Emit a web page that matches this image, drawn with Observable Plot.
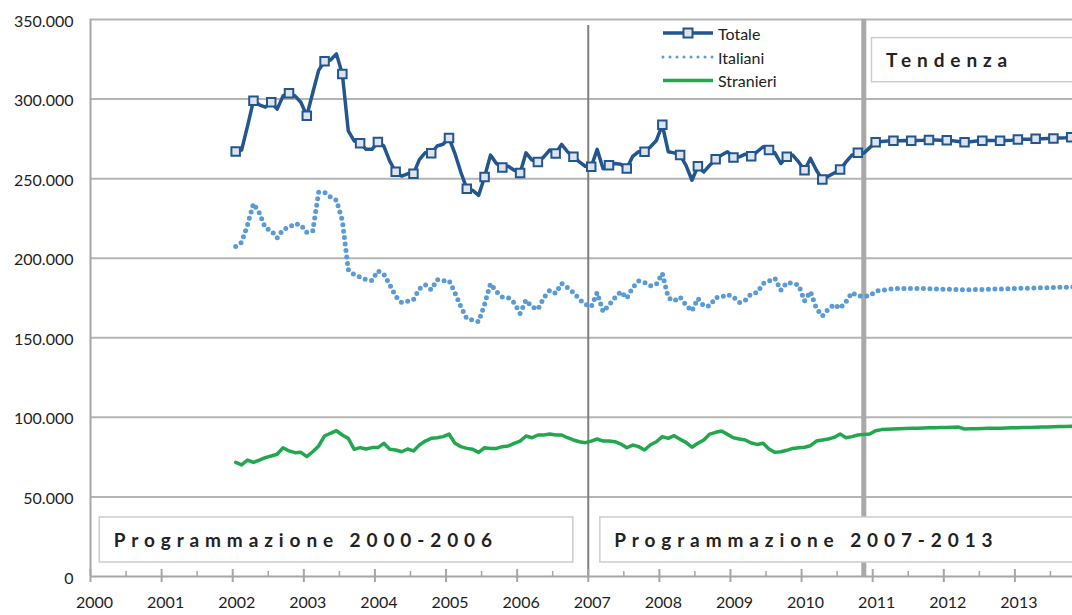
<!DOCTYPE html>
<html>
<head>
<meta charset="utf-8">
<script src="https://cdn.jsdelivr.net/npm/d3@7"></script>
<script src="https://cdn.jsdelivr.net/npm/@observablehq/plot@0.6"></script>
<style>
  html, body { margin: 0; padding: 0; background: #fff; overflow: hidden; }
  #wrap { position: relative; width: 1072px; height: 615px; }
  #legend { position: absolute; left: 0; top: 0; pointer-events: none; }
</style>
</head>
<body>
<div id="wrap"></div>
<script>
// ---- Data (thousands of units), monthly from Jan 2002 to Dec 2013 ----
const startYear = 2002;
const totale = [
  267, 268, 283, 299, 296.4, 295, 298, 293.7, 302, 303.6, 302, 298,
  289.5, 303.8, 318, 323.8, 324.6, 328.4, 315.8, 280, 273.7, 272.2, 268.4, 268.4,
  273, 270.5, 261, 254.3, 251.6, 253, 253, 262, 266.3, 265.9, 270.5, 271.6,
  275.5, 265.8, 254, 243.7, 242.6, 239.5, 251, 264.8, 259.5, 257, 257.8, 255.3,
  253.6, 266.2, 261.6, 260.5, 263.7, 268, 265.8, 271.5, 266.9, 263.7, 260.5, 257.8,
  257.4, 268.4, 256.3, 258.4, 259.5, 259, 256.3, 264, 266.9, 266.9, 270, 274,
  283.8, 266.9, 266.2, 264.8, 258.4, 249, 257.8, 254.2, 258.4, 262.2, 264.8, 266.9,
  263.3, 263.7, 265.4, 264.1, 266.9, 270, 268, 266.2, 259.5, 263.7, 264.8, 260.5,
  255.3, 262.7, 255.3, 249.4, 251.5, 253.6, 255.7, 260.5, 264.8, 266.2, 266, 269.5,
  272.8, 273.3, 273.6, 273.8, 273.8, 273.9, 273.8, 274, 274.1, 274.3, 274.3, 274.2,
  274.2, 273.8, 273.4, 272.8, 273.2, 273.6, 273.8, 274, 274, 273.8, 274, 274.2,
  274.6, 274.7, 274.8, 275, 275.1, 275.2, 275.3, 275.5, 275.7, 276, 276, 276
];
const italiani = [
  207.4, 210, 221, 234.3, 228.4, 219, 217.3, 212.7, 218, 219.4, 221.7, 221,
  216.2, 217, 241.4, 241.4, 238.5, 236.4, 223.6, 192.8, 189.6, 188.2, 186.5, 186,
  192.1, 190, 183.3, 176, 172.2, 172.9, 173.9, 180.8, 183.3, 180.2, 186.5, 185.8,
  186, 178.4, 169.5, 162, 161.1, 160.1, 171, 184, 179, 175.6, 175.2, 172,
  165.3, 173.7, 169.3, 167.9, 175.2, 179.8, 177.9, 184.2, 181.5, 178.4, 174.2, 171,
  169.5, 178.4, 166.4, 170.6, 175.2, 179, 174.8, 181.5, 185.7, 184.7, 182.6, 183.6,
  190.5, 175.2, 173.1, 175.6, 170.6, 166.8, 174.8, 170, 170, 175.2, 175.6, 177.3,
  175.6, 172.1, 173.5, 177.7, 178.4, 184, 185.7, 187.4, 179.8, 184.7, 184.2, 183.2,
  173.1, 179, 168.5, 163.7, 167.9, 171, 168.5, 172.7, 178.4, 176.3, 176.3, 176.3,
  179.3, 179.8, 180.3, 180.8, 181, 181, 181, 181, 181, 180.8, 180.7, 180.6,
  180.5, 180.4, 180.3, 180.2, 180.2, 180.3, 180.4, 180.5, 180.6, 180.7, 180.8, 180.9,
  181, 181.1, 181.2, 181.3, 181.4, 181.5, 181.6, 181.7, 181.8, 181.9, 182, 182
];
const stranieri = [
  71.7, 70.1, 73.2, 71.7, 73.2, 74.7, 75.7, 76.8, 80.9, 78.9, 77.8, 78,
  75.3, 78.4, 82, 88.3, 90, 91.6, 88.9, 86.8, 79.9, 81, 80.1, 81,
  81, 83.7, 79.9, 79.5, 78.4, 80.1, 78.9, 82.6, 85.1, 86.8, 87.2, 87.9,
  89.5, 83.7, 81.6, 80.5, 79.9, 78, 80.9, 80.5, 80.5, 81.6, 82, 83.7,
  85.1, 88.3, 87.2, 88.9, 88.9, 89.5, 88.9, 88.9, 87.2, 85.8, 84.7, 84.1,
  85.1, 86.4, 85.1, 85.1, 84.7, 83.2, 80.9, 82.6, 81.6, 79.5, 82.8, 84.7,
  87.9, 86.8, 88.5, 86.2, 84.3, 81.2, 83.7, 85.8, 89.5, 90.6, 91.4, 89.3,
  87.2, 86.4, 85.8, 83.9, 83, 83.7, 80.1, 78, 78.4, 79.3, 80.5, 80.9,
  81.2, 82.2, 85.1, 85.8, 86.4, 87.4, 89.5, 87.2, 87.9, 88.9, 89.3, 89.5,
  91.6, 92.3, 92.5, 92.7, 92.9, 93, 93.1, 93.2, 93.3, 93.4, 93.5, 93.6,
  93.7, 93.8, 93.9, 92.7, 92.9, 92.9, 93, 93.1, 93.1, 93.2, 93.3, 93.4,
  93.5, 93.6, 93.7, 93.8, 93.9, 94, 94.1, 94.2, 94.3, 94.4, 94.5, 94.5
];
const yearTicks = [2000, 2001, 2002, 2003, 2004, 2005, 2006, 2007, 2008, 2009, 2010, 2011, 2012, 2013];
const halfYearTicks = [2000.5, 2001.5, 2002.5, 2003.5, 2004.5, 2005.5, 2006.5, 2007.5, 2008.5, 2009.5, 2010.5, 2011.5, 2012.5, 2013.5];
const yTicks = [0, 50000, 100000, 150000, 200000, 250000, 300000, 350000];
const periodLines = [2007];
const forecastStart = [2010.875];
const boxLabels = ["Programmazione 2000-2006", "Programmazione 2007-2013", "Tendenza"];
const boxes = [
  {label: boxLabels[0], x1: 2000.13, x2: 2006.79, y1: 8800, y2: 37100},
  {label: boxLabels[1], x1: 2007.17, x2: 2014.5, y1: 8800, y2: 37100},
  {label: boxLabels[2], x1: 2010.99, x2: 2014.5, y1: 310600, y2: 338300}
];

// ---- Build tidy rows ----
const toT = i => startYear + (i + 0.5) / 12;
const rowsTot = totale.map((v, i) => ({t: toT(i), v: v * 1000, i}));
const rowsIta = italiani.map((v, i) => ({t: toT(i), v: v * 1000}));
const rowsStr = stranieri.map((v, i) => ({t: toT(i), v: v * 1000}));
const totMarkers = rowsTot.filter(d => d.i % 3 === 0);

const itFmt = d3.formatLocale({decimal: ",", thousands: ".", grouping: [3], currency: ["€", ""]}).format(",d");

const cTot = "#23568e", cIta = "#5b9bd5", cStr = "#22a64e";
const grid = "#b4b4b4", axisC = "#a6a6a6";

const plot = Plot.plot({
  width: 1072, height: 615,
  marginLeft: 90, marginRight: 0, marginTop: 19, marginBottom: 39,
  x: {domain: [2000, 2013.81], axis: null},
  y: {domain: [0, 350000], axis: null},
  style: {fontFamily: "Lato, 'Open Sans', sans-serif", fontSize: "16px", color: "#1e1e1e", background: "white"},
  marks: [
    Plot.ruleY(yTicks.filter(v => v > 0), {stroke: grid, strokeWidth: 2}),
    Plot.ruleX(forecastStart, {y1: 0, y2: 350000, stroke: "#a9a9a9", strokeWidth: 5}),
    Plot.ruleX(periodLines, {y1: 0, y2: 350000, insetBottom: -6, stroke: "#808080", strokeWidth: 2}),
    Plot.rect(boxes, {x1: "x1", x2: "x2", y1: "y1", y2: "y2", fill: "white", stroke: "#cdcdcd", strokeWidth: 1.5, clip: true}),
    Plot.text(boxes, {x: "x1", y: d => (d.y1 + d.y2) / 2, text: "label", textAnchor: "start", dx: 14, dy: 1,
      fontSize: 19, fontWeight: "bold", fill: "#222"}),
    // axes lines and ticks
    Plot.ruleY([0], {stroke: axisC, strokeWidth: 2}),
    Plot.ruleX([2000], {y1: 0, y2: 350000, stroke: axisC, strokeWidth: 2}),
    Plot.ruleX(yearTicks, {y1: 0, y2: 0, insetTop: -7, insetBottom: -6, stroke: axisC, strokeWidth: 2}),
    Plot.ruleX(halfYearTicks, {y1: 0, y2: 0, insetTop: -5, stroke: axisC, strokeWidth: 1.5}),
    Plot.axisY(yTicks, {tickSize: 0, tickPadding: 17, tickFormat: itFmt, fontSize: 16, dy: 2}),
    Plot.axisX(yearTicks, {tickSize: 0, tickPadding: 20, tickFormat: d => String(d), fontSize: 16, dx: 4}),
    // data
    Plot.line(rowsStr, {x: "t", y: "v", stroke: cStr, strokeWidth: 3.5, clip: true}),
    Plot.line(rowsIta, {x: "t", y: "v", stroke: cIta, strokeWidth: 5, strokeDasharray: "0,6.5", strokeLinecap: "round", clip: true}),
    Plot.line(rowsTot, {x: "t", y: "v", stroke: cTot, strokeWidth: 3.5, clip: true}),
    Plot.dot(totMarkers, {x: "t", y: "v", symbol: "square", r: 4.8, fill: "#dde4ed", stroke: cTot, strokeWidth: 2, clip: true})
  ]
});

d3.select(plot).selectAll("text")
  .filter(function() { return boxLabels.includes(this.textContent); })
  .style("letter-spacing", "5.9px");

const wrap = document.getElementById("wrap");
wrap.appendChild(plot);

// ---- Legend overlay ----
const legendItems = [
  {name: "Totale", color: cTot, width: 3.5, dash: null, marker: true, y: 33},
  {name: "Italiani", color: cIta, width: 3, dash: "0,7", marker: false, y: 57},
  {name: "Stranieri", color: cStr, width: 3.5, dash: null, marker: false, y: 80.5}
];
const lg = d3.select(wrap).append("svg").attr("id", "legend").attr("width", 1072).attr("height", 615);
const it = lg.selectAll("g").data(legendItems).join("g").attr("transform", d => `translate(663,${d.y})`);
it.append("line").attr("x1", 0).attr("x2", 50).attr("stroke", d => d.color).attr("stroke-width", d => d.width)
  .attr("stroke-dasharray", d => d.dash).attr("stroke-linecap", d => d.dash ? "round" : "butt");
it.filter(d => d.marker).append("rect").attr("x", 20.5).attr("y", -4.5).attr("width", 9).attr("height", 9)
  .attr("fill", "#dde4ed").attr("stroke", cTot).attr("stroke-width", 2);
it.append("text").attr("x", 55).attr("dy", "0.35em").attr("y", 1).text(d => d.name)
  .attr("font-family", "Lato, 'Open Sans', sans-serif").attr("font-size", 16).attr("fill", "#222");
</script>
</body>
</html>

** Work required **
Track down every line of the material containing the string "this", and copy it.

** Reply **
Emit a web page that matches this image, drawn with Observable Plot.
  .filter(function() { return boxLabels.includes(this.textContent); })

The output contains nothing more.